High Court Justice Salim Joubran said that the rabbinical court had “no authority at all to determine a process that is being conducted in the civil courts. Is a rabbinical court permitted to punish someone who turned to a legal court?” he questioned.
Because H.K. turned to the civil court to deal with the construction of the porch by her neighbor, an independent rabbinical court operating in Elad, just east of Petah Tikva, issued the social exclusion writ against her.
It informed the community that she should be treated as “someone who has lifted up their hand against the Law of Moses,” and transgressed the laws of “mesira,” delivering a Jew into secular or non-Jewish legal authorities.
Edicts were posted on notice boards around the city announcing the imposition of this social exclusion, and as a result of this decree, H.K. says she can barely leave the house for fear of being spat on and verbally abused.
She claims that at least one of her daughters was denied a place in high school because of the decree.

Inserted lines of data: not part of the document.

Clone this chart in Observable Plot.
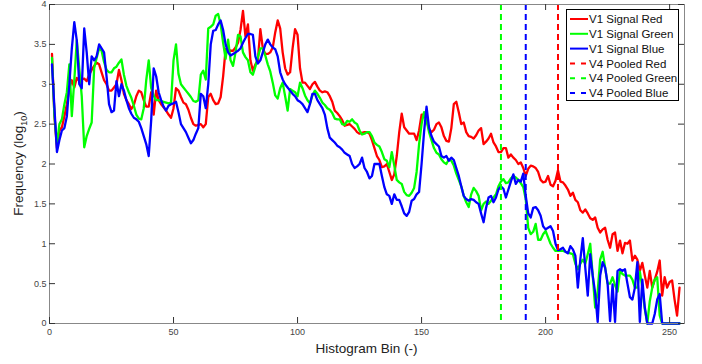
<!DOCTYPE html>
<html><head><meta charset="utf-8">
<script src="https://cdn.jsdelivr.net/npm/d3@7"></script>
<script src="https://cdn.jsdelivr.net/npm/@observablehq/plot@0.6"></script>
<style>
body{margin:0;background:#fff;}
#wrap{position:relative;width:702px;height:364px;font-family:"Liberation Sans",Arial,Helvetica,sans-serif;}
#legend{position:absolute;left:566px;top:9px;}
</style></head>
<body><div id="wrap"></div>
<script>
const bins = d3.range(1, 255);
const red = [3.38,2.6,2.2,2.42,2.46,2.6,2.75,2.95,3.05,2.96,
3.08,3.04,3.06,3.07,3.04,3.12,3.18,3.23,3.27,3.25,
3.15,3.05,3.0,2.92,2.92,2.96,3.0,3.18,3.05,2.88,
2.8,2.75,2.69,2.74,2.85,2.92,2.9,2.8,2.72,2.72,
2.9,2.62,2.92,2.8,2.75,2.71,2.67,2.62,2.58,2.7,
2.95,2.92,2.84,2.77,2.75,2.68,2.58,2.5,2.48,2.49,
2.5,2.46,2.5,2.84,2.88,2.8,2.75,2.76,2.84,3.1,
3.44,3.44,3.42,3.42,3.46,3.52,3.68,3.92,3.6,3.75,
3.3,3.17,3.25,3.3,3.69,3.45,3.38,3.38,3.4,3.46,
3.65,3.8,3.7,3.4,3.2,3.12,3.15,3.45,3.69,3.62,
3.2,3.02,3.02,2.98,2.94,3.0,3.03,2.97,2.92,2.9,
2.91,2.9,2.85,2.78,2.67,2.64,2.6,2.55,2.48,2.49,
2.5,2.47,2.44,2.4,2.38,2.39,2.4,2.4,2.38,2.3,
2.2,2.1,2.05,1.96,1.97,2.0,1.9,1.8,1.87,2.1,
2.4,2.63,2.46,2.42,2.38,2.38,2.38,2.3,2.42,2.62,
2.62,2.55,2.44,2.4,2.43,2.5,2.52,2.46,2.35,2.29,
2.28,2.45,2.75,2.78,2.65,2.5,2.52,2.4,2.35,2.34,
2.32,2.36,2.42,2.45,2.25,2.28,2.32,2.38,2.27,2.22,
2.15,2.15,2.2,2.2,2.08,2.12,2.08,2.05,2.0,2.02,
1.95,1.85,1.94,1.98,1.97,1.95,1.9,1.8,1.77,1.78,
1.85,1.74,1.72,1.79,1.92,1.78,1.77,1.73,1.68,1.6,
1.64,1.55,1.52,1.42,1.39,1.43,1.38,1.32,1.3,1.33,
1.2,1.14,1.18,1.2,1.05,0.95,1.12,1.14,0.91,1.04,
0.88,1.01,1.0,1.04,0.79,0.85,0.8,0.66,0.76,0.6,
0.45,0.66,0.45,0.55,0.65,0.79,0.35,0.58,0.45,0.52,
0.54,0.3,0.1,0.45];
const green = [3.33,2.6,2.25,2.5,2.56,2.75,2.9,3.25,2.6,3.05,
3.55,3.2,2.85,2.21,2.35,2.44,2.52,3.2,3.33,3.45,
3.42,3.28,3.18,3.15,3.15,3.2,3.22,3.27,3.31,3.12,
2.98,2.9,2.83,2.73,2.62,2.57,2.56,2.7,3.05,3.3,
2.95,2.86,2.8,2.8,2.79,2.78,2.77,2.76,2.77,3.3,
3.5,3.13,3.0,2.96,2.92,2.88,2.84,2.79,2.78,2.8,
3.12,3.17,3.06,3.7,3.72,3.75,3.86,3.88,3.75,3.52,
3.32,3.56,3.3,3.23,3.4,3.62,3.6,3.4,3.34,3.3,
3.15,3.12,3.22,3.34,3.45,3.45,3.36,3.25,3.16,3.02,
2.86,2.82,2.95,3.02,2.85,2.67,2.94,2.92,2.9,2.85,
3.02,2.95,2.86,2.8,2.76,2.86,2.92,2.88,2.83,2.77,
2.74,2.7,2.68,2.64,2.57,2.56,2.56,2.5,2.49,2.54,
2.53,2.56,2.52,2.5,2.42,2.37,2.38,2.4,2.4,2.35,
2.27,2.24,2.22,2.15,2.06,2.04,1.96,2.15,1.98,1.8,
1.77,1.75,1.65,1.61,1.6,1.64,1.7,1.9,2.25,2.5,
2.65,2.55,2.4,2.3,2.2,2.14,2.12,2.06,2.02,2.0,
2.06,2.04,1.98,1.88,1.8,1.72,1.6,1.52,1.46,1.62,
1.7,1.66,1.6,1.42,1.5,1.53,1.5,1.54,1.58,1.62,
1.72,1.78,1.81,1.76,1.77,1.82,1.85,1.83,1.8,1.76,
1.71,1.56,1.2,1.12,1.15,1.25,1.05,1.05,1.12,1.16,
1.08,1.0,0.95,0.91,0.91,0.91,0.91,0.9,0.89,0.88,
0.87,0.75,0.68,0.75,0.8,0.75,0.87,1.0,0.6,0.2,
0.4,0.8,0.9,0.7,0.5,0.5,0.58,0.48,0.4,0.66,
0.62,0.6,0.6,0.6,0.55,0.45,0.45,0.65,0.45,0.18,
0.0,0.28,0.45,0.55,0.58,0.1,0,0,0,0,
0,0,0,0];
const blue = [3.25,2.7,2.15,2.3,2.42,2.45,2.6,3.0,3.45,3.78,
3.55,3.0,2.95,3.7,3.4,3.0,3.35,3.3,3.35,3.5,
3.45,3.4,3.1,2.75,2.65,2.67,3.04,2.85,3.0,2.92,
2.8,2.7,2.63,2.58,2.56,2.53,2.45,2.35,2.25,2.1,
2.55,3.2,3.1,2.9,2.8,2.72,2.67,2.73,2.75,2.76,
2.78,2.65,2.5,2.45,2.4,2.33,2.26,2.3,2.38,2.45,
2.88,2.85,2.7,3.0,3.5,3.67,3.68,3.75,3.8,3.68,
3.5,3.4,3.36,3.38,3.4,3.42,3.45,3.52,3.58,3.63,
3.63,3.62,3.35,3.26,3.3,3.4,3.5,3.56,3.5,3.46,
3.44,3.35,3.15,3.06,3.0,2.96,2.92,2.88,2.85,2.8,
2.78,2.75,2.7,2.65,2.75,2.88,2.88,2.8,2.75,2.7,
2.62,2.45,2.33,2.3,2.27,2.23,2.21,2.18,2.14,2.12,
2.1,2.0,1.95,1.97,2.0,2.08,1.95,1.9,1.82,1.85,
2.0,2.0,2.0,1.85,1.71,1.62,1.6,1.5,1.62,1.55,
1.55,1.47,1.38,1.35,1.4,1.54,1.56,1.62,1.65,2.0,
2.4,2.72,2.46,2.35,2.28,2.25,2.22,2.1,2.08,2.1,
2.04,2.08,2.05,1.95,1.85,1.72,1.6,1.56,1.54,1.56,
1.55,1.52,1.5,1.38,1.27,1.45,1.58,1.6,1.52,1.58,
1.68,1.72,1.69,1.58,1.68,1.78,1.87,1.75,1.8,1.78,
1.88,1.6,1.38,1.33,1.45,1.46,1.42,1.35,1.22,1.18,
1.2,1.22,1.16,1.0,0.92,0.93,0.95,0.9,0.88,0.97,
0.93,0.85,0.45,0.8,1.07,0.7,0.35,0.87,0.6,0.38,
0.02,0.6,0.77,0.7,0.5,0.03,0.49,0.02,0.66,0.68,
0.66,0.68,0.5,0.33,0.3,0.45,0.77,0.02,0.55,0.2,
0,0,0,0.12,0.3,0.37,0,0,0,0,
0,0,0,0];

const signalNames = ["V1 Signal Red", "V1 Signal Green", "V1 Signal Blue"];
const pooledNames = ["V4 Pooled Red", "V4 Pooled Green", "V4 Pooled Blue"];
const pooledBins = [205, 182, 192];
const colors = ["#ff0000", "#00ff00", "#0000ff"];
const xTicks = [0, 50, 100, 150, 200, 250];
const yTicks = [0, 0.5, 1, 1.5, 2, 2.5, 3, 3.5, 4];

const W = 702, H = 364, mL = 49, mR = 18, mT = 4, mB = 41;
const innerW = W - mL - mR, innerH = H - mT - mB;

const rows = [];
[red, green, blue].forEach((vals, s) => vals.forEach((v, i) => rows.push({bin: bins[i], value: v, series: signalNames[s]})));
const pooled = pooledBins.map((b, i) => ({bin: b, series: pooledNames[i], color: colors[i]}));

const chart = Plot.plot({
  width: W, height: H,
  marginLeft: mL, marginRight: mR, marginTop: mT, marginBottom: mB,
  style: {fontFamily: '"Liberation Sans", Arial, Helvetica, sans-serif', fontSize: "9px", background: "#fff"},
  x: {domain: [0, 256]},
  y: {domain: [0, 4]},
  color: {domain: signalNames, range: colors},
  marks: [
    Plot.axisX(xTicks, {tickSize: 0, tickPadding: 5, fontSize: 9, fill: "#444", label: null, tickFormat: d => String(d)}),
    Plot.axisY(yTicks, {tickSize: 0, tickPadding: 3, fontSize: 9, fill: "#444", label: null, tickFormat: d => String(d)}),
    Plot.line(rows, {x: "bin", y: "value", z: "series", stroke: "series", strokeWidth: 2.3, strokeLinejoin: "round"}),
    Plot.ruleX(pooled, {x: "bin", stroke: "color", strokeWidth: 2, strokeDasharray: "6,4"}),
    Plot.frame({stroke: "#888", strokeWidth: 1}),
    Plot.tickX(xTicks, {x: d => d, insetTop: innerH - 6, stroke: "#333"}),
    Plot.tickX(xTicks, {x: d => d, insetBottom: innerH - 6, stroke: "#333"}),
    Plot.tickY(yTicks, {y: d => d, insetRight: innerW - 6, stroke: "#333"}),
    Plot.tickY(yTicks, {y: d => d, insetLeft: innerW - 6, stroke: "#333"})
  ]
});

const wrap = document.getElementById("wrap");
wrap.appendChild(chart);
const svg = d3.select(chart);

// axis labels
const yl = svg.append("text")
  .attr("transform", `translate(23,${mT + innerH / 2}) rotate(-90)`)
  .attr("text-anchor", "middle")
  .attr("font-size", 13.5)
  .attr("fill", "#222");
yl.append("tspan").text("Frequency (log");
yl.append("tspan").attr("font-size", 9).attr("dy", 4).text("10");
yl.append("tspan").attr("dy", -4).text(")");

svg.append("text")
  .attr("x", mL + innerW / 2).attr("y", 353)
  .attr("text-anchor", "middle")
  .attr("font-size", 13.5)
  .attr("fill", "#222")
  .text("Histogram Bin (-)");

// legend
const legendItems = [
  ...signalNames.map((n, i) => ({name: n, color: colors[i], dash: null})),
  ...pooledNames.map((n, i) => ({name: n, color: colors[i], dash: "5,6"}))
];
const lg = d3.select(wrap).append("svg")
  .attr("id", "legend")
  .attr("width", 114).attr("height", 93);
lg.append("rect").attr("x", 0.5).attr("y", 0.5).attr("width", 112).attr("height", 91)
  .attr("fill", "#fff").attr("stroke", "#000").attr("stroke-width", 1);
legendItems.forEach((it, i) => {
  const yy = 10 + i * 14.8;
  lg.append("line").attr("x1", 4).attr("x2", 22).attr("y1", yy).attr("y2", yy)
    .attr("stroke", it.color).attr("stroke-width", 2)
    .attr("stroke-dasharray", it.dash);
  lg.append("text").attr("x", 23).attr("y", yy).attr("dy", "0.36em")
    .attr("font-size", 11.5).attr("fill", "#111").text(it.name);
});
</script>
</body></html>
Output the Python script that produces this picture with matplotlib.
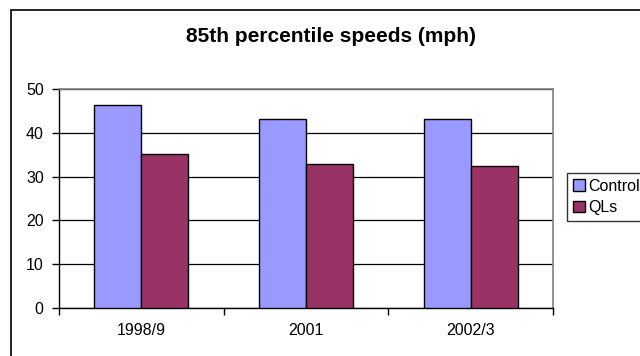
import matplotlib
matplotlib.use("Agg")
import matplotlib.pyplot as plt
from matplotlib.patches import Rectangle
import numpy as np

plt.rcParams['font.family'] = ['Liberation Sans', 'DejaVu Sans']

categories = ["1998/9", "2001", "2002/3"]
control = [46.3, 43.2, 43.1]
qls = [35.1, 32.9, 32.5]
series_names = ["Control", "QLs"]
colors = ["#9999FF", "#993366"]

W, H = 640, 356
fig = plt.figure(figsize=(W / 100, H / 100), dpi=100)

# outer chart-area frame
fig.patches.append(Rectangle((10.5 / W, -0.2), 1.0, (H - 10.5) / H + 0.2,
                             transform=fig.transFigure, fill=False,
                             edgecolor="black", lw=1.2))

ax = fig.add_axes([59 / W, 1 - 308 / H, (553 - 59) / W, (308 - 89) / H])

x = np.arange(len(categories))
bw = 0.285
ax.bar(x - bw / 2, control, width=bw, color=colors[0], edgecolor="black",
       linewidth=1.0, label=series_names[0], zorder=3)
ax.bar(x + bw / 2, qls, width=bw, color=colors[1], edgecolor="black",
       linewidth=1.0, label=series_names[1], zorder=3)

ax.set_xlim(-0.5, len(categories) - 0.5)
ax.set_ylim(0, 50)
ax.set_yticks(range(0, 51, 10))
ax.yaxis.grid(True, color="black", linewidth=0.9, zorder=0)

ax.set_xticks(x)
ax.set_xticklabels(categories, fontsize=11.5)
ax.tick_params(axis="x", length=0, pad=11)
ax.set_xticks(np.arange(-0.5, len(categories), 1.0), minor=True)
ax.tick_params(axis="x", which="minor", length=5, width=1, direction="out")
ax.tick_params(axis="y", length=5, width=1, direction="out", labelsize=11.5, pad=6)

for side in ("top", "right"):
    ax.spines[side].set_color("#808080")
    ax.spines[side].set_linewidth(1.2)
for side in ("left", "bottom"):
    ax.spines[side].set_color("black")
    ax.spines[side].set_linewidth(1.0)

fig.text(331 / W, 1 - 37 / H, "85th percentile speeds (mph)", ha="center",
         va="center", fontsize=15, fontweight="bold")

leg = fig.legend(loc="upper left", bbox_to_anchor=(567 / W, 1 - 173 / H),
                 bbox_transform=fig.transFigure, fontsize=11.5, frameon=True,
                 fancybox=False, edgecolor="black", handlelength=0.75,
                 handleheight=0.75, handletextpad=0.2, borderpad=0.35,
                 labelspacing=0.4, borderaxespad=0)
leg.get_frame().set_linewidth(1.0)

fig.savefig("out.png", dpi=100)
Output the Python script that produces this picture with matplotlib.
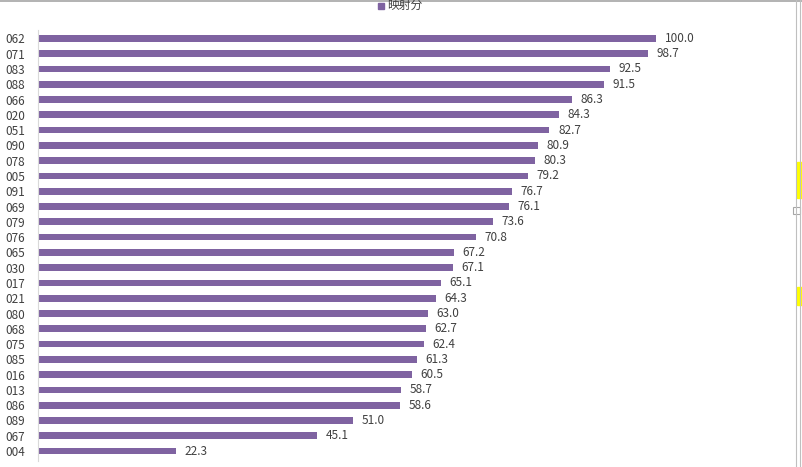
import numpy as np
import matplotlib
matplotlib.use("Agg")
import matplotlib.pyplot as plt
import matplotlib.patches as ptchs

plt.rcParams['font.family'] = ['Noto Sans CJK SC', 'DejaVu Sans']

# data, top to bottom
ids = ["062", "071", "083", "088", "066", "020", "051", "090", "078", "005",
       "091", "069", "079", "076", "065", "030", "017", "021", "080", "068",
       "075", "085", "016", "013", "086", "089", "067", "004"]
scores = [100.0, 98.7, 92.5, 91.5, 86.3, 84.3, 82.7, 80.9, 80.3, 79.2,
          76.7, 76.1, 73.6, 70.8, 67.2, 67.1, 65.1, 64.3, 63.0, 62.7,
          62.4, 61.3, 60.5, 58.7, 58.6, 51.0, 45.1, 22.3]
series_name = "映射分"

W, H = 802, 467
bar_col = '#7F63A1'

fig = plt.figure(figsize=(W / 100, H / 100), dpi=100)
ax = fig.add_axes([38 / W, 1 - 461 / H, (780 - 38) / W, (461 - 30) / H])

y = np.arange(len(ids))
ax.barh(y, scores, height=0.44, color=bar_col)
ax.set_ylim(len(ids) - 0.5 + 0.15, -0.5 - 0.05)
ax.set_xlim(0, 120)
ax.set_yticks(y)
ax.set_yticklabels(ids, fontsize=8.5, color='#404040')
ax.tick_params(axis='y', length=0, pad=9)
ax.set_xticks([])
for s in ['top', 'right', 'bottom']:
    ax.spines[s].set_visible(False)
ax.spines['left'].set_color('#D9D9D9')

for yi, v in zip(y, scores):
    ax.text(v + 1.4, yi, "{:.1f}".format(v), va='center', ha='left',
            fontsize=8.5, color='#404040')

# legend
fig.patches.append(ptchs.Rectangle((378 / W, 1 - 9 / H), 6 / W, 6 / H,
                                   transform=fig.transFigure, color=bar_col))
fig.text(387 / W, 1 - 5 / H, series_name, fontsize=8.5, color='#404040',
         va='center', ha='left')

# screenshot edges
fig.add_artist(plt.Line2D([0, 1], [1 - 0.5 / H, 1 - 0.5 / H], transform=fig.transFigure,
                          color='#A6A6A6', lw=1.2))
fig.add_artist(plt.Line2D([796 / W, 796 / W], [0, 1], transform=fig.transFigure,
                          color='#BFBFBF', lw=0.8))
fig.add_artist(plt.Line2D([800 / W, 800 / W], [0, 1], transform=fig.transFigure,
                          color='#BFBFBF', lw=0.8))
fig.patches.append(ptchs.Rectangle((797 / W, 1 - 198 / H), 5 / W, 36 / H,
                                   transform=fig.transFigure, color='#FFFF00'))
fig.patches.append(ptchs.Rectangle((797 / W, 1 - 305 / H), 5 / W, 18 / H,
                                   transform=fig.transFigure, color='#FFFF00'))
fig.patches.append(ptchs.Rectangle((793 / W, 1 - 214 / H), 7 / W, 7 / H,
                                   transform=fig.transFigure, facecolor='white',
                                   edgecolor='#A6A6A6', lw=0.8))

fig.savefig("out.png", dpi=100)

She says that she can no longer go to synagogue because of the stigma and social ostracism it has caused.
According the Hiddush religious freedom lobbying organization that filed the High Court petition on behalf of H.K., she has to all intents and purposes been banished from communal life in the city and will not be able to continue living there. The petition states that she has suffered from severe psychological stress due to this social ostracism.
Uri Regev, the Reform rabbi and attorney that heads Hiddush, said that many people in the haredi community find themselves in a similar position as H.K., but do not take action since they fear even greater retribution from the rabbinical courts.
“It requires great personal courage to deal with this issue in a civil court, and therefore it is vital that the court recognize the importance of the relief requested by this appeal for the defense of others around the country who are exposed to the threat of a social exclusion order, who bow their heads in submission to this criminal extortion, citizens who suffer from the arbitrary, illegal, unilateral, extremist and brutal nature of such decrees,” said Regev.
The defendants have to submit their response to the High Court by December 31.
“According to the best of our knowledge, Rabbi Malka’s name did not appear on the writ, although this does not negate the responsibility that it [the writ] was issued in the name of the rabbinical court which is run by Rabbi Malka,” the Chief Rabbinate has said regarding the case.
“Rabbi Malka wished to clarify that his position in terms of Jewish law is that writs of social exclusion should not be used at all, and he will investigate how and why his directives were violated.”